L’irruzione di guerrieri, le mischie epiche del vecchio Giappone, la barbara complessità degli intrighi feudali, i drammi d’amore e i convegni galanti si succedevano lungo l’interminabile serie dei sottili quaderni. Ogni opera occupava da sola a malapena un intero scaffale di armadio, ogni nuova illustrazione di un libro antico, che apportava al testo originario la personalità di un interprete che spesso era un maestro, produceva un nuovo romanzo.
Un mondo, un universo variopinto, appassionante, dove i ronin vendicatori stanno gomito a gomito con i pescivendoli, dove la confusione divertente di un mercato succede a una scena di esercizi militari nel cortile di una fortezza, dove i tangu, sorta di semidei balordi e burloni, piccolissimi ma provvisti di un naso lungo più di un metro, cadono dalla luna nel bel mezzo delle conversazioni più delicatamente mondane.
C’è « il mondo sciocco di quaggiù», c’è quello delle apparizioni e dei mostri, ci sono i dialoghi stupefacenti di certi adolescenti, – quasi dei ragazzetti, – che speculano sulle loro amanti con una leggerezza, una profondità e una conoscenza della donna da cui i nostri psicologi potrebbero trarre profitto. Testi comici, eleganti o stravaganti, scritti perlopiù in un’epoca in cui l’Occidente andava elaborando la Cantilena di Santa Eulalia o la Vita di Sant’Alessio. Un meraviglioso intreccio delle storie più belle e più antiche, rinnovate dalla fantasia immortale dei maestri dell’Ukiyo-e.

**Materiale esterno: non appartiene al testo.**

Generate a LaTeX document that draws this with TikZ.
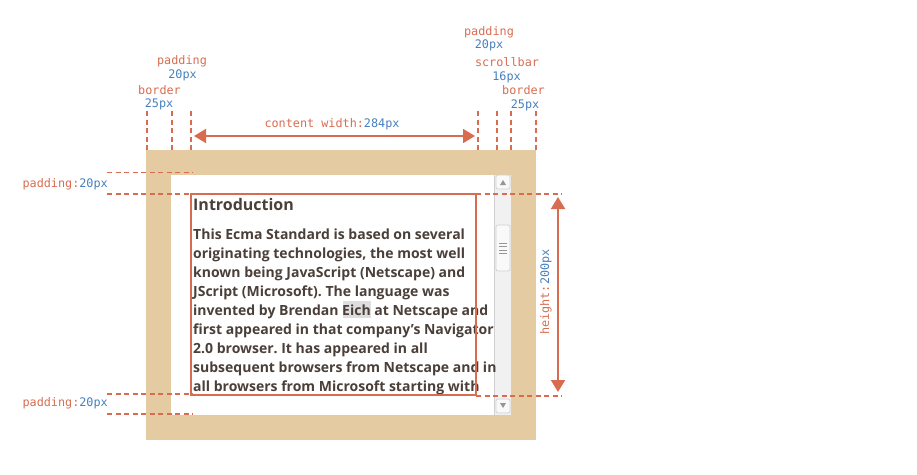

Niente di più naturale dell’entusiasmo di un fanciullo in mezzo a tutte queste singolari e affascinanti finzioni. Niente di più frequente della vocazione di un artista suscitata da un album di stampe o da illustrazioni romanzesche a un’età in cui la freschezza dell’immaginazione se ne appropria e le completa con un eccezionale vigore. Piace rappresentarsi la giovinezza di Hokusai assorbita da appassionate fantasticherie, nel bel mezzo di quelle figurazioni innumerevoli e diverse, di quell’arsenale di forme e soggetti che stavano per insegnargli a guardare l’universo.